Regulators require that SAPO deliver 92% of letters on time. SAPO itself claims a 62% delivery rate as recently as October 2025. But when Francis mailed letters to Johannesburg, Cape Town, East London, Durban, Springs, and even one addressed back to herself, none arrived. Zero. Not one. At face value, this demonstrates the gap between theoretical performance and lived experience. And for many South Africans, it confirms what they have long suspected: the Post Office is no longer able to perform even its most basic mandate.
The story sits within a much bigger national debate. SAPO is currently in business rescue, facing financial strain so severe that restructuring has become unavoidable.

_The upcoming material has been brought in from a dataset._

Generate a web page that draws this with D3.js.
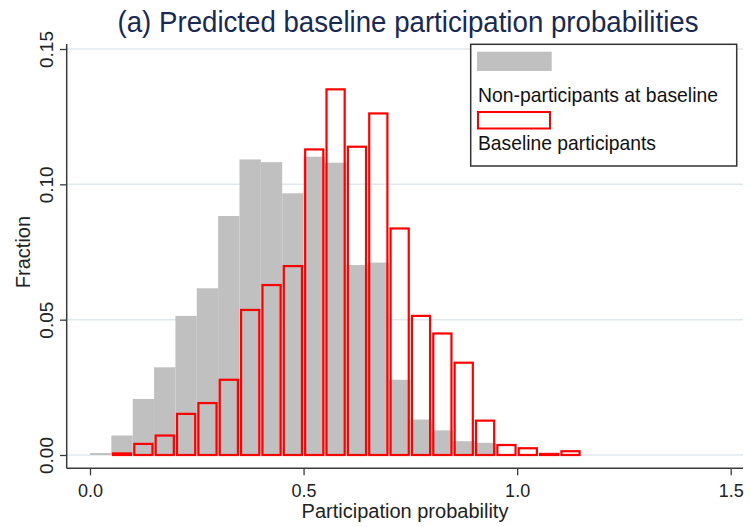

There are media reports of growing interest from private-sector partners eager to help rebuild a sustainable model, while others notes that government is moving toward finalising a strategic partner who may assume shared operational responsibility. There is broad agreement across analysts and former SAPO leaders that the Post Office cannot continue in its current form. Digital communication, app-based banking, private couriers, retail partnerships and mobile grant services have already replaced most of the functions SAPO once dominated.
But Francis raises an important counterpoint: for many rural communities, the Post Office remains more than a building; it is a lifeline. It is the closest access point for accounts, official documents, pension withdrawals, and communication infrastructure. The collapse of SAPO threatens to widen inequality between connected and offline households.
So how do we reconcile these two truths; an institution many still rely on, yet one that can no longer fulfil its primary duty?
Several proposals emerge. Some former SAPO executives advocate for a Postbank partnership as the core of a rescue plan, shifting SAPO’s identity from mail logistics to community-access financial services. Others argue the Post Office should transition toward a digital-era logistics hub, consolidating physical branches and adopting private-sector efficiencies. The global trend is clear: postal systems that survive are those that radically reinvent themselves.
But reinvention requires trust and trust requires reliability. Francis’ experiment provides an uncomfortable but necessary data point: that today, SAPO is unable to deliver something as basic as a letter.
And that makes 0 more than a number. It is a signal. A warning that unless systemic changes are made, the Post Office may lose not only its relevancy but its very reason to exist.